Not the "Elizabeth" that runs a business, not the coach that leads classes, and not the woman who keeps it all together for everyone else. I had to write to the part of me that has been in hiding for far too long.


I’m sharing this not because it’s polished, but because I know so many of you have also spent years "pushing yourselves down" to make other people comfortable. If you’ve ever felt like your heart was "too much," this is for you.


Dear Elizabeth,

I promise to protect you.


I know that I have pushed you so far down, and I know that I thought it was to protect you, but in reality, I was just hiding you. I was hiding you because I was convinced that no one would love the real you. I thought I had to curate, edit, and shrink you just so you’d be "acceptable" to the world.


But that ends today.


You don’t have to hide anymore. I’ve got you. I promise to learn how to truly protect you, to keep you safe, and to honor who you are—all of you. Not just the polished parts, not just the parts that fit into the boxes other people create, but all of it.

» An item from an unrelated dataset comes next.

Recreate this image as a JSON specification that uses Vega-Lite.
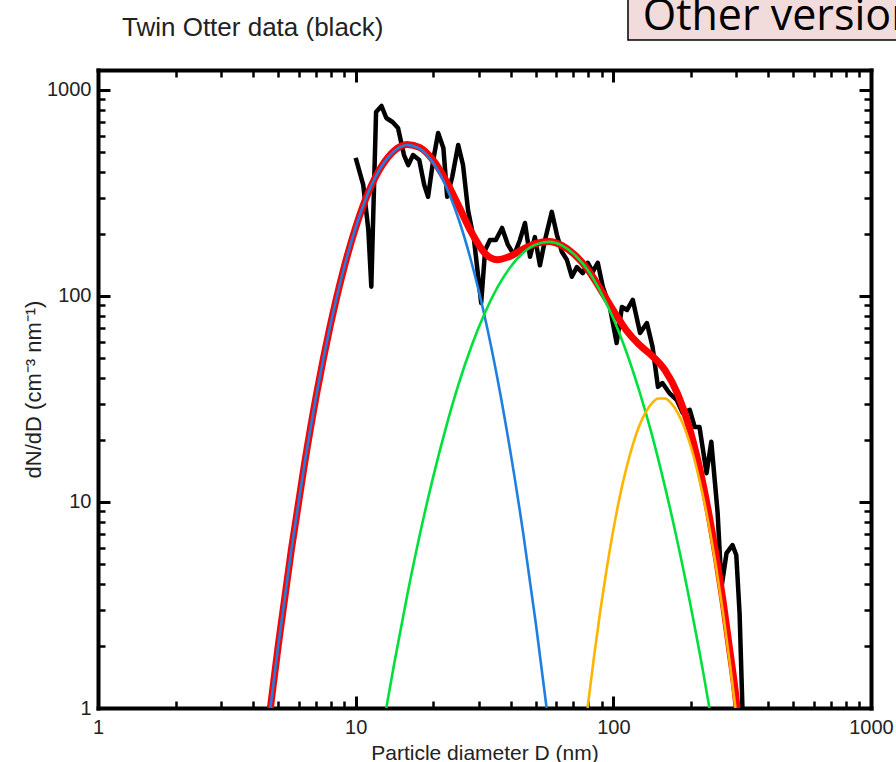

I will no longer put you in situations where you are used or mistreated. I need you to know this: Your heart is not "too much." Who you are is not "too much."


I’ll be honest, I don’t always feel like I know you yet. We’ve been strangers for a long time. But I want to. And more than anything, I promise to be a safe place for you.


Why I’m Sharing This


For years, I thought my value as a coach was defined by my output, my aesthetic, or how much I could handle without breaking. I thought being "strong" meant being unreachable.

But true strength? True strength is admitting that you’ve been hiding, and choosing to step out into the light.


If you are reading this and feeling that same urge to shrink yourself to please an employer, a partner, or a society that doesn't see your worth—please know that you are enough, exactly as you are. You don't need to hide. And it is never, ever too late to start being a safe place for yourself.